@FelicityBeedle and anyone else who likes social history, if you read 19thc novels in general, you might love Judith Flanders' The Victorian House -- which is a brilliant chunk of social history on Victorian domesticity, and wonderfully dippable-into. She goes around a Victorian house (basing herself on the middle classes, but with excursions up and down the social scale) and in bedroom, parlour, scullery, breakfast room, sickroom, nursery, dining room, bathroom, kitchen etc, she basically analyses what people did, ate, wore, worked, their hobbies, social lives etc. There are fascinating descriptions of Victorian laundry, courtship, mourning clothes and the rules of mourning, visiting cards, relationships between mistress and servants, the growth of suburbs, the treatment of illness, childrearing practices, as well as heating, lighting, sanitation, home decoration fashions etc etc.
It illuminates all kinds of things about 19thc fiction, and made me understand things in fiction I'd never thought much about, like why Katy Carr has most of the furniture and the carpet and curtains removed from Amy Ashe's hotel room when she's ill, and has the floor scrubbed with soap and the bed pulled out from the wall, or why Mrs Fairfax has to hand over the keys of the storeroom to enable the servant to make a meal for Jane Eyre when she arrives at Thornfield..
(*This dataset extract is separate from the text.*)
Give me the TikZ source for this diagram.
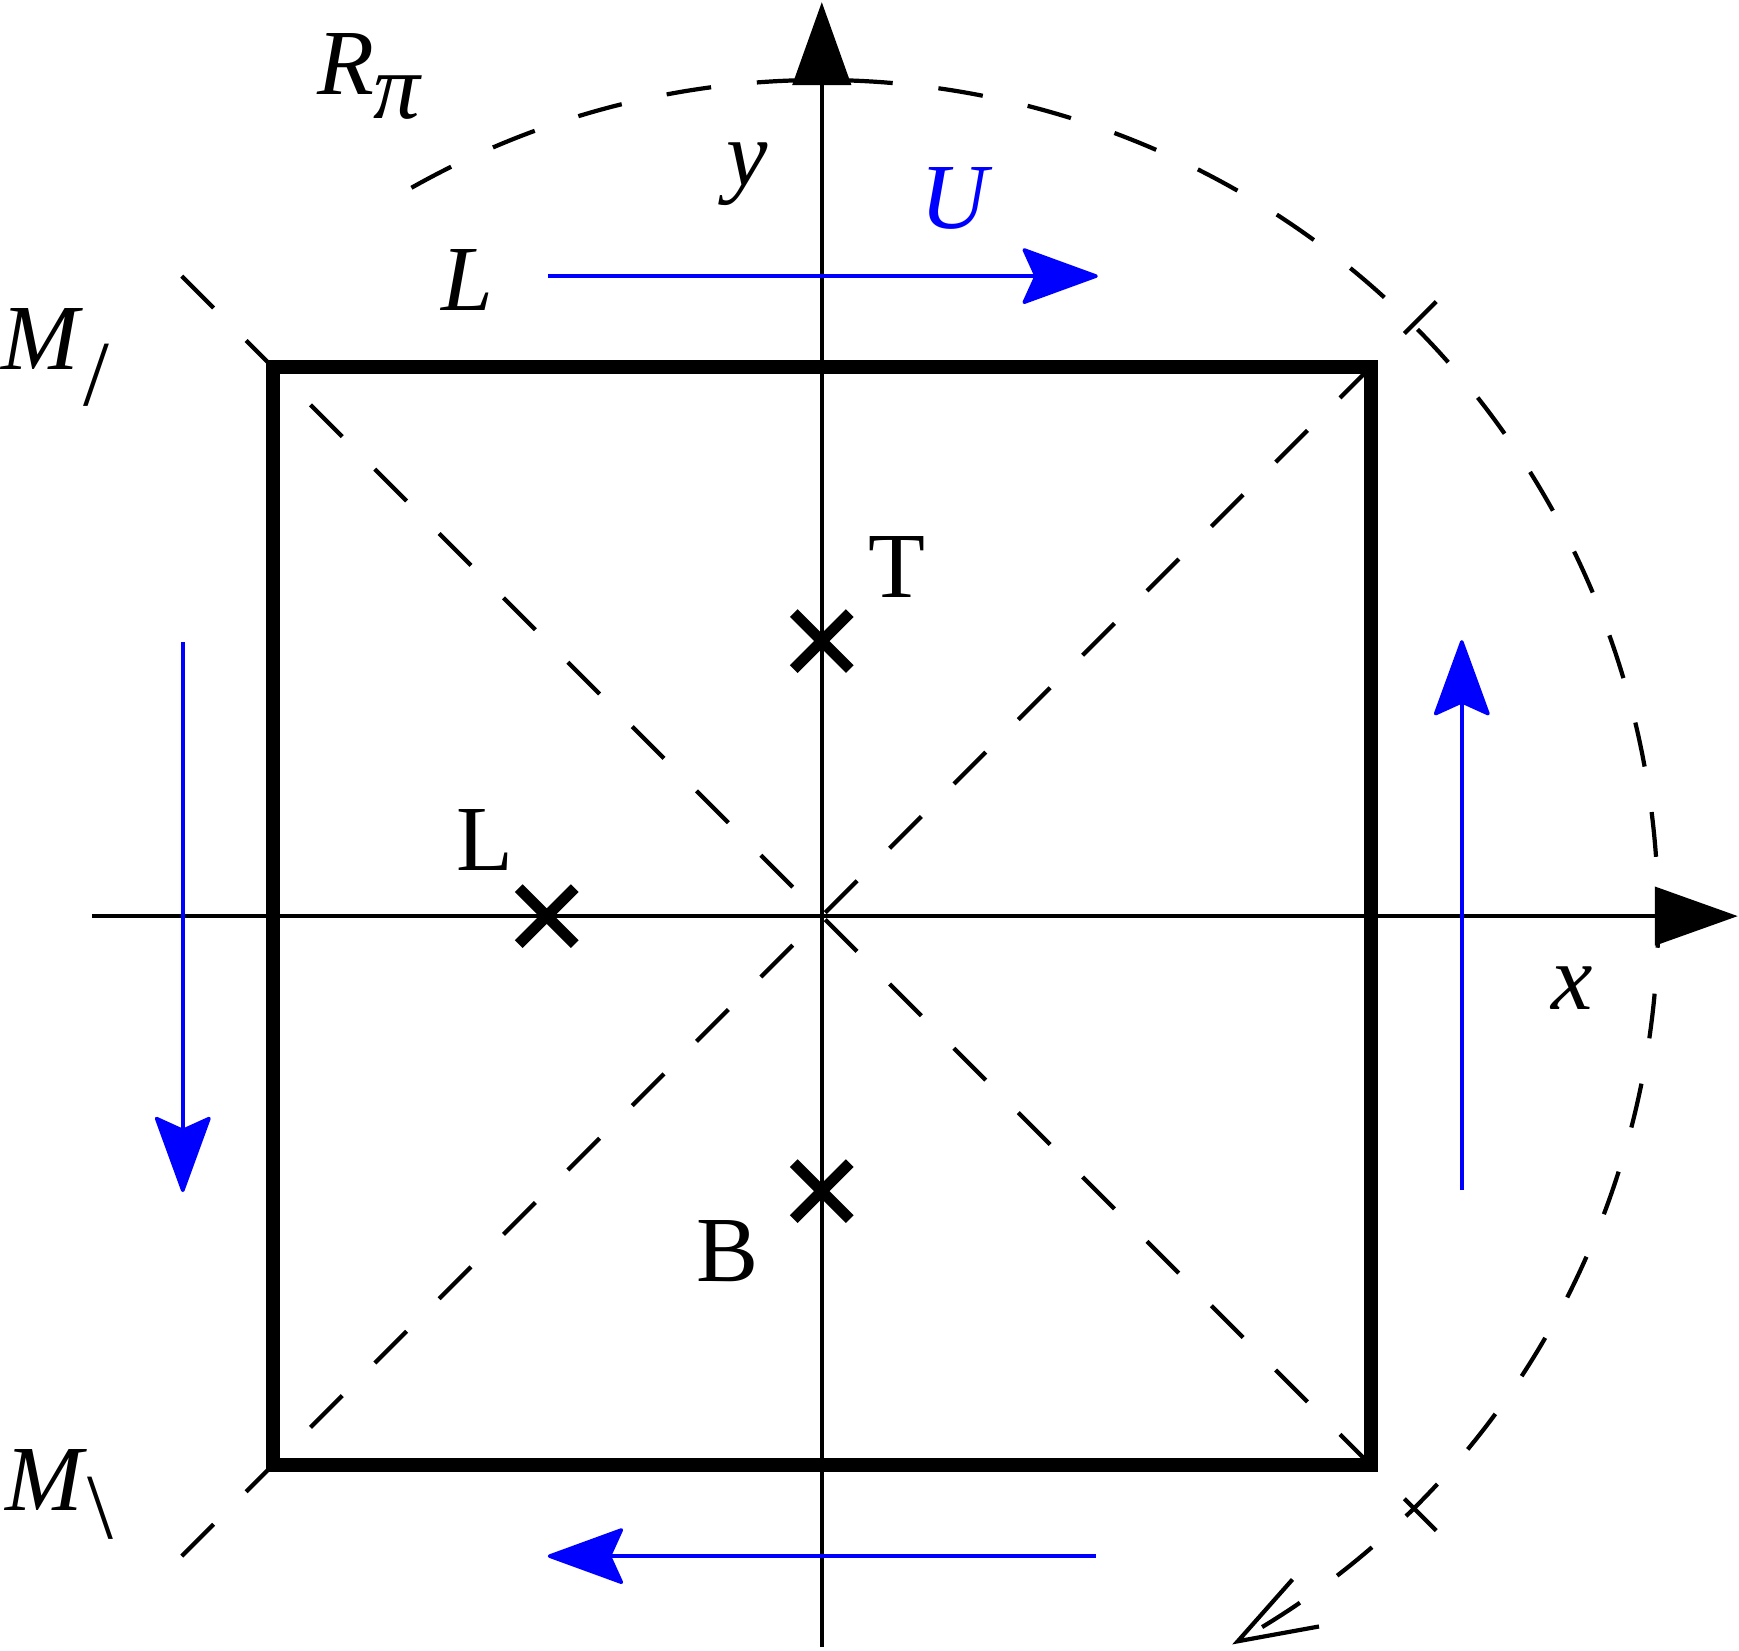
\documentclass[tikz,border=0pt]{standalone}
\usepackage{fontspec}
\setmainfont{Liberation Serif}
\usepackage{tikz}
\usetikzlibrary{arrows.meta,shapes.misc}

\begin{document}
\begin{tikzpicture}[line join=miter,
        axis/.style={line width=1.3pt,-{Triangle[length=0.83cm,width=0.58cm]}},
        dashline/.style={line width=1.2pt,dash pattern=on 0.45cm off 0.46cm},
        flow/.style={blue,line width=1pt,-{Stealth[length=0.8cm,width=0.58cm,inset=0.13cm,round]}},
        crossmark/.style={cross out,draw,line width=3.1pt,minimum size=0.56cm,inner sep=0pt,outer sep=0pt},
        lbl/.style={inner sep=0pt,anchor=base,font=\fontsize{26.5}{26.5}\selectfont}]

  \useasboundingbox (-8.218,-7.342) rectangle (9.172,9.161);

  % the square
  \node[draw,line width=3.9pt,minimum size=10.98cm,inner sep=0pt] (sq) at (0,0) {};

  % axes
  \coordinate (xl) at (-7.30,0);
  \coordinate (xr) at (9.16,0);
  \coordinate (yb) at (0,-7.31);
  \coordinate (yt) at (0,9.14);
  \draw[axis] (xl) -- (xr);
  \draw[axis] (yb) -- (yt);

  % mirror lines
  \coordinate (d1) at (-6.4,6.4);
  \coordinate (d2) at (6.4,-6.4);
  \coordinate (d3) at (-6.4,-6.4);
  \coordinate (d4) at (6.4,6.4);
  \draw[dashline] (d1) -- (d2);
  \draw[dashline] (d3) -- (d4);

  % rotation
  \coordinate (rs) at (119.4:8.36);
  \draw[dashline,-{Straight Barb[length=0.78cm,width=0.54cm]}] (rs)
        arc[start angle=119.4,end angle=-60.6,radius=8.36];

  % flow arrows
  \coordinate (ta) at (-2.74,6.40);
  \coordinate (tb) at (2.76,6.40);
  \coordinate (ba) at (2.74,-6.40);
  \coordinate (bb) at (-2.74,-6.40);
  \coordinate (la) at (-6.39,2.74);
  \coordinate (lb) at (-6.39,-2.76);
  \coordinate (ra) at (6.40,-2.74);
  \coordinate (rb) at (6.40,2.76);
  \draw[flow] (ta) -- (tb);
  \draw[flow] (ba) -- (bb);
  \draw[flow] (la) -- (lb);
  \draw[flow] (ra) -- (rb);

  % points
  \node[crossmark] (cT) at (0,2.75) {};
  \node[crossmark] (cL) at (-2.75,0) {};
  \node[crossmark] (cB) at (0,-2.75) {};

  % labels
  \node[lbl] (Rpi) at (-4.53,8.22) {\textit{R\raisebox{-0.24cm}{π}}};
  \node[lbl] (ylab) at (-0.75,7.31) {\textit{y}};
  \node[lbl,blue] (Ulab) at (1.35,6.88) {\textit{U}};
  \node[lbl] (Llab) at (-3.54,6.06) {\textit{L}};
  \node[lbl] (Mslash) at (-7.66,5.47) {\textit{M}\raisebox{-0.36cm}{/}};
  \node[lbl] (Mback) at (-7.62,-5.94) {\textit{M}\raisebox{-0.28cm}{\textbackslash}};
  \node[lbl] (xlab) at (7.50,-0.93) {\textit{x}};
  \node[lbl] (Tlab) at (0.75,3.19) {T};
  \node[lbl] (Lpt) at (-3.37,0.46) {L};
  \node[lbl] (Blab) at (-0.94,-3.65) {B};

\end{tikzpicture}
\end{document}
The other one I'd recommend from a social history perspective is Jane Austen and Food by Maggie Lane, which is brilliant on the things Austen does with food, meals etc which would have been understood by her contemporary readers -- like the significance of the big difference between the Longbourn breakfast time and the Netherfield one, or what the significance of the fruit served at Pemberley is.
Virginia Nicholson's Singled Out is also very good on the very interesting lives of the 'Surplus Women' who would have expected to marry, but whose potential pool of men was decimated by WWI, and what they did instead -- some of the CS mistresses would have been from this demographic.